Enhancement of electrical conductivity of carbon nanotube sheets through copper addition using reduction expansion synthesis
Brian Earp, Durward Dunn, Jonathan Phillips, Richa Agrawal, Troy Y. Ansell, Patrick Aceves, Igor Maria De Rosa, Wenbo Xin, Claudia Luhrs
Abstract
The ability to translate the high electrical conductivity of individual carbon nanotubes to bulk carbon nanotube materials has proven challenging. In this work, we present the use of reduction expansion synthesis to attach copper nanoparticles to the surface of tubes within carbon nanotube sheets.

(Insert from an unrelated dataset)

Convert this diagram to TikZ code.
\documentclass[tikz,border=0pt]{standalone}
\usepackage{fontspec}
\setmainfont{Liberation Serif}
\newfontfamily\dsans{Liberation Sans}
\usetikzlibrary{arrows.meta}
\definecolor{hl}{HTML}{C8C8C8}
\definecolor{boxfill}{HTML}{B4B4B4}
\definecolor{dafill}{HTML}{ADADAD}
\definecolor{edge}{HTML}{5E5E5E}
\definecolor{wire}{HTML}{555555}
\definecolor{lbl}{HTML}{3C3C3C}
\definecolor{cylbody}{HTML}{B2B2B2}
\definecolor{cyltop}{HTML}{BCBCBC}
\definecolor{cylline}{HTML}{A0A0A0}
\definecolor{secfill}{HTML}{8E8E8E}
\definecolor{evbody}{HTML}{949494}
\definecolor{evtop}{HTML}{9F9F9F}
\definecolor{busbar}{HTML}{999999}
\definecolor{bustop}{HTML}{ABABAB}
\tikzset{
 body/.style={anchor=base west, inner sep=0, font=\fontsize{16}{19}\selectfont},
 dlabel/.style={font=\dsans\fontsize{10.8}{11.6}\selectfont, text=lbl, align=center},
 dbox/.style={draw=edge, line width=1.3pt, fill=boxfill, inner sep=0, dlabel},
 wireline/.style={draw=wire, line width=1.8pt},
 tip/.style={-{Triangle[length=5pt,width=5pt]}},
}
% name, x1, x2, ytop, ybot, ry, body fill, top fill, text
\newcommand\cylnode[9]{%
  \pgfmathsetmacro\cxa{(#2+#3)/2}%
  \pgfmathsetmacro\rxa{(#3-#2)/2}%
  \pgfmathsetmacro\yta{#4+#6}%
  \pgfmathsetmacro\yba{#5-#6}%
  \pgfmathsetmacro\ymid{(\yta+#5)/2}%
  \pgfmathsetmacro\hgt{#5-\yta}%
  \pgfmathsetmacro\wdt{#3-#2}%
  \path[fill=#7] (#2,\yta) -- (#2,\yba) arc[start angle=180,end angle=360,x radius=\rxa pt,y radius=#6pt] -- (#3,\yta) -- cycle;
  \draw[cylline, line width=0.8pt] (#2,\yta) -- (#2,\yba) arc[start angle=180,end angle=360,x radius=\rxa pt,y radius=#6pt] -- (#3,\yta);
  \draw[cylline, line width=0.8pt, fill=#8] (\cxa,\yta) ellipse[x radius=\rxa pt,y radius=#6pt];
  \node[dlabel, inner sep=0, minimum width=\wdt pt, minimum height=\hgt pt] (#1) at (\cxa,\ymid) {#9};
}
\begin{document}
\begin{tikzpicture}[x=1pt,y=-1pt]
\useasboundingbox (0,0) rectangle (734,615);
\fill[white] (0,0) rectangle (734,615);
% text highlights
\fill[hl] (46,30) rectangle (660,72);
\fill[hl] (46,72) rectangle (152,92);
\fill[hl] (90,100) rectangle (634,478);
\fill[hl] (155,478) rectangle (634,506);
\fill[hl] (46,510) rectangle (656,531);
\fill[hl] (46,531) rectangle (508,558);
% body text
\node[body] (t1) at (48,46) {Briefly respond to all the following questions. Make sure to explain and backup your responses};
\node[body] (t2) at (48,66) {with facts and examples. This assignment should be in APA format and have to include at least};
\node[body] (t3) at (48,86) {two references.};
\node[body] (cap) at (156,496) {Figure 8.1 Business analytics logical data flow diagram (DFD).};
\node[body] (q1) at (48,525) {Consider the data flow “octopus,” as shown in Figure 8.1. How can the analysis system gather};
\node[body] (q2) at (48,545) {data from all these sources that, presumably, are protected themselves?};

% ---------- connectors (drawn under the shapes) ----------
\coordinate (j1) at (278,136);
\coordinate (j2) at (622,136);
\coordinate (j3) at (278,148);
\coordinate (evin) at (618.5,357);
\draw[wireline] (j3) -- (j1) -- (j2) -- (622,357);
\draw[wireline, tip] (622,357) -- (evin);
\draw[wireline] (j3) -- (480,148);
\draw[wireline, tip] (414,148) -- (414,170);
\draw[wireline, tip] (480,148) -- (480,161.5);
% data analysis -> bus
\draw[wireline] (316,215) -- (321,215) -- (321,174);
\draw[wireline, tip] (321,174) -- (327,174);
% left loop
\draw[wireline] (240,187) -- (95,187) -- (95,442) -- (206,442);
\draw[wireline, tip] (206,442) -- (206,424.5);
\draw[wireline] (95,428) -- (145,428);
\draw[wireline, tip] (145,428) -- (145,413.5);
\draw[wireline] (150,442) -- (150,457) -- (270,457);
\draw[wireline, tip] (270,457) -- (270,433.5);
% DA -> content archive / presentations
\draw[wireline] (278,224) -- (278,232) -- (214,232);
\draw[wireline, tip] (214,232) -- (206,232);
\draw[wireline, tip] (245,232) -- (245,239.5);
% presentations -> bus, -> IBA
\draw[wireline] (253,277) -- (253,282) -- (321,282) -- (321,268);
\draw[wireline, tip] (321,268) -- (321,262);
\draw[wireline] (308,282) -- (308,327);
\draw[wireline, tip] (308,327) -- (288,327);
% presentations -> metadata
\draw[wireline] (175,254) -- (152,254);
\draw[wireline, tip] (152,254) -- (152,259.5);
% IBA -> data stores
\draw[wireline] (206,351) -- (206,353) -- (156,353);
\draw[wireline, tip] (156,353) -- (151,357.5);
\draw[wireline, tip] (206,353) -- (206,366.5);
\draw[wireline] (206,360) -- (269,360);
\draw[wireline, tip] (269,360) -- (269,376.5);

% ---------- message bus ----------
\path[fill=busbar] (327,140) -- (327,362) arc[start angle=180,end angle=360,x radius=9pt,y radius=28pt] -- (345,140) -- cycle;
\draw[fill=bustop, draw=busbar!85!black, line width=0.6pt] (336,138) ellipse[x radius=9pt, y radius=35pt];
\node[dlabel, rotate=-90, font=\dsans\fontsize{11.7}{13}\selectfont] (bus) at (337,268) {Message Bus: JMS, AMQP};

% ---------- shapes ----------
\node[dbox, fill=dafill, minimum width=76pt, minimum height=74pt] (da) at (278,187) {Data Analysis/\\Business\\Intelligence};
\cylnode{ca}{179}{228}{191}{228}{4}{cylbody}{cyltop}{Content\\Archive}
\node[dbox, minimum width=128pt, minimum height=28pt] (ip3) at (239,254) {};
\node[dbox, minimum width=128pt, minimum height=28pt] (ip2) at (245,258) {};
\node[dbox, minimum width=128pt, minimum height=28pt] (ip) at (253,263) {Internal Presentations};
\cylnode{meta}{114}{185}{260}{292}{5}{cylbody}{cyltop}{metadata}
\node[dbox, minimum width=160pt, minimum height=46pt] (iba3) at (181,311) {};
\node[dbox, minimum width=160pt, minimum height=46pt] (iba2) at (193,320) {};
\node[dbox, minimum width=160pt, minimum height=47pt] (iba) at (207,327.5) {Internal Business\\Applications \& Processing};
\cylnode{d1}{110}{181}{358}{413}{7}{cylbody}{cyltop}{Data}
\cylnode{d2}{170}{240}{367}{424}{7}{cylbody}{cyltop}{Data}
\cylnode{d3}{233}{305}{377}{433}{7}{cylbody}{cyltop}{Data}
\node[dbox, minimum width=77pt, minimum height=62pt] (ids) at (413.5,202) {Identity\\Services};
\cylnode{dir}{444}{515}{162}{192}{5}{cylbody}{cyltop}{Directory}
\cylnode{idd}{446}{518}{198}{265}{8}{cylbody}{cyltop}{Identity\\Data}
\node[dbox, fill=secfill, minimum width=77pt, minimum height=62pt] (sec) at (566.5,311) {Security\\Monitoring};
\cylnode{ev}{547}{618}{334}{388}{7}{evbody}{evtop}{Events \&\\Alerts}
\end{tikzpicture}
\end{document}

Those metallic particulates serve as a link between the tube strands in the carbon nanotube network and promote an increase in electrical conductivity. The reduction expansion synthesis process included the introduction of copper salts into the carbon nanotube structure and thermal treatment of the sheets in the presence of urea, under inert atmospheres. As a result, through the reduction process promoted by the urea decomposition byproducts, copper nanoparticles directly nucleate on the nanotube surface. The enhanced conductive nature of the Cu-carbon nanotube sheets observed establishes reduction expansion synthesis as an inexpensive, rapid and scalable alternative to increase the electrical conductivity of bulk carbon nanotube materials.